As we all know, statistics are collected before a plan is generated. Therefore, if a large number of ADD, DELETE, and MODIFY operations are performed after statistics collection, and statistics are not collected again before a plan is generated, the optimizer may fail to accurately estimate the number of rows due to the use of expired statistics. As a result, the optimal execution plan is not selected. To resolve this issue, the OceanBase Database optimizer implements a real-time row estimation mechanism based on the storage layer, which obtains real-time and accurate statistics.
When a plan is generated, multiple base table scan paths, which are referred to as "base table paths", are generated based on table indexes. At the storage layer of OceanBase Database, indexes are stored in a tree structure. Therefore, when a plan is generated, multiple query ranges are generated for each base table path based on the predicates of the table, so as to quickly scan and obtain the qualifying data, avoiding useless data scanning. Based on this characteristic, the OceanBase Database optimizer sends the query ranges of base table paths to the storage layer in advance when the plan is generated, and the storage layer quickly estimates the total number of rows of the query ranges and returns it to the optimizer. This way, the optimizer obtains a real-time and accurate number of rows.
However, not all query ranges or partitions are used to estimate the number rows based on the storage layer. This is because row estimation based on the storage layer is time-consuming. To control the overall time consumed for plan generation, OceanBase Database restricts such estimation in the following aspects:
- The number of query ranges for each base table path cannot exceed the value of the system variable
range_index_dive_limit.
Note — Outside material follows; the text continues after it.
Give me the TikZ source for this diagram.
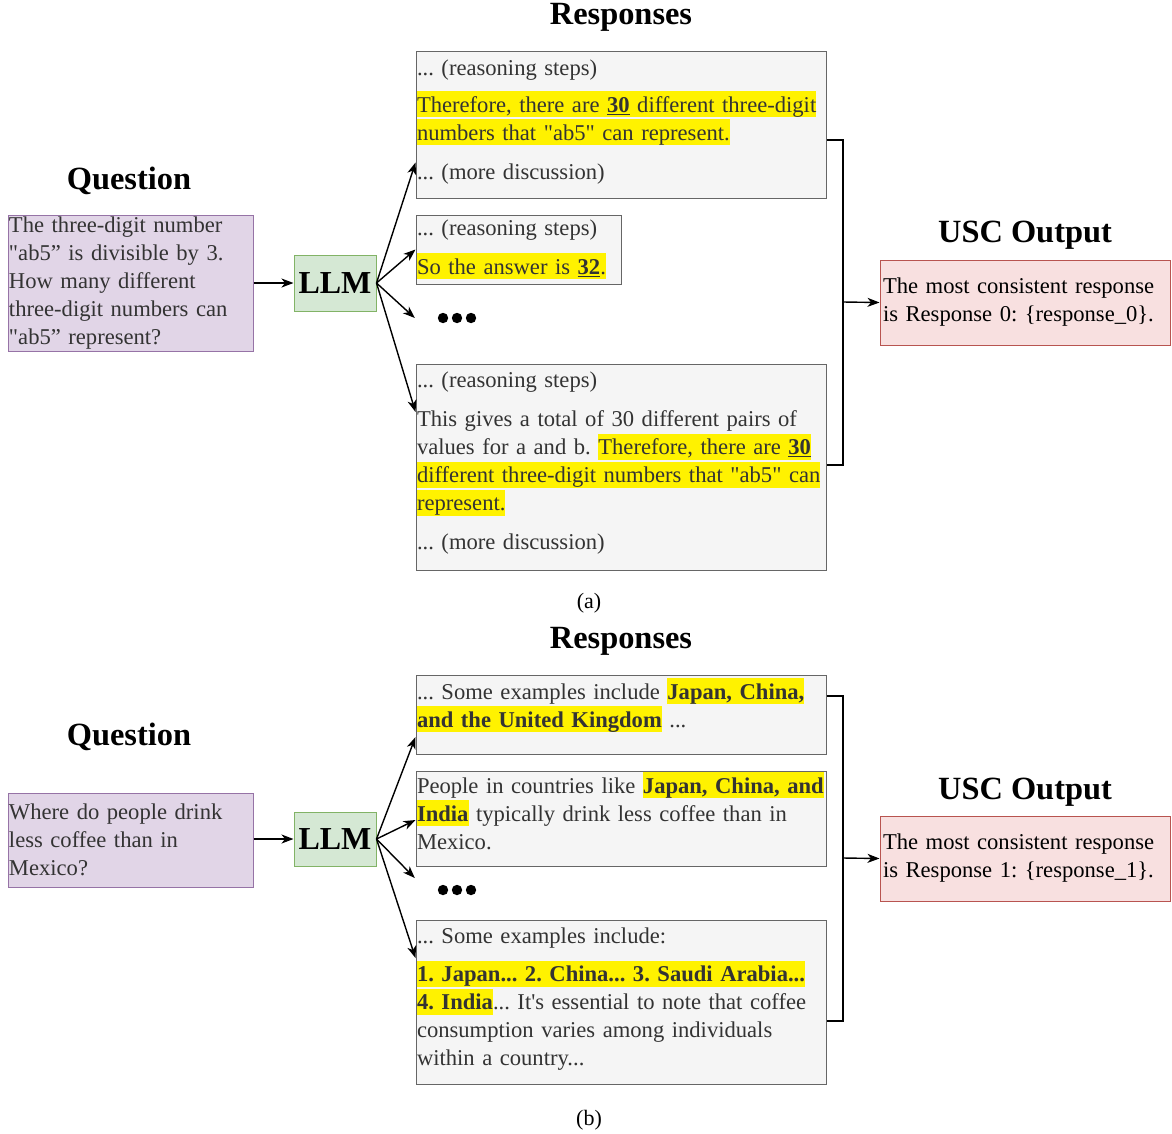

Otherwise, only the specified number of query ranges are randomly selected for row estimation based on the storage layer. - The number of partitions after partitioned-table pruning cannot exceed the value of the system variable
partition_index_dive_limit. Otherwise, only the specified number of partitions are randomly selected for row estimation based on the storage layer.
Note that row estimation based on the storage layer applies only to base table paths and does not apply to other operators, such as JOIN and GROUP BY.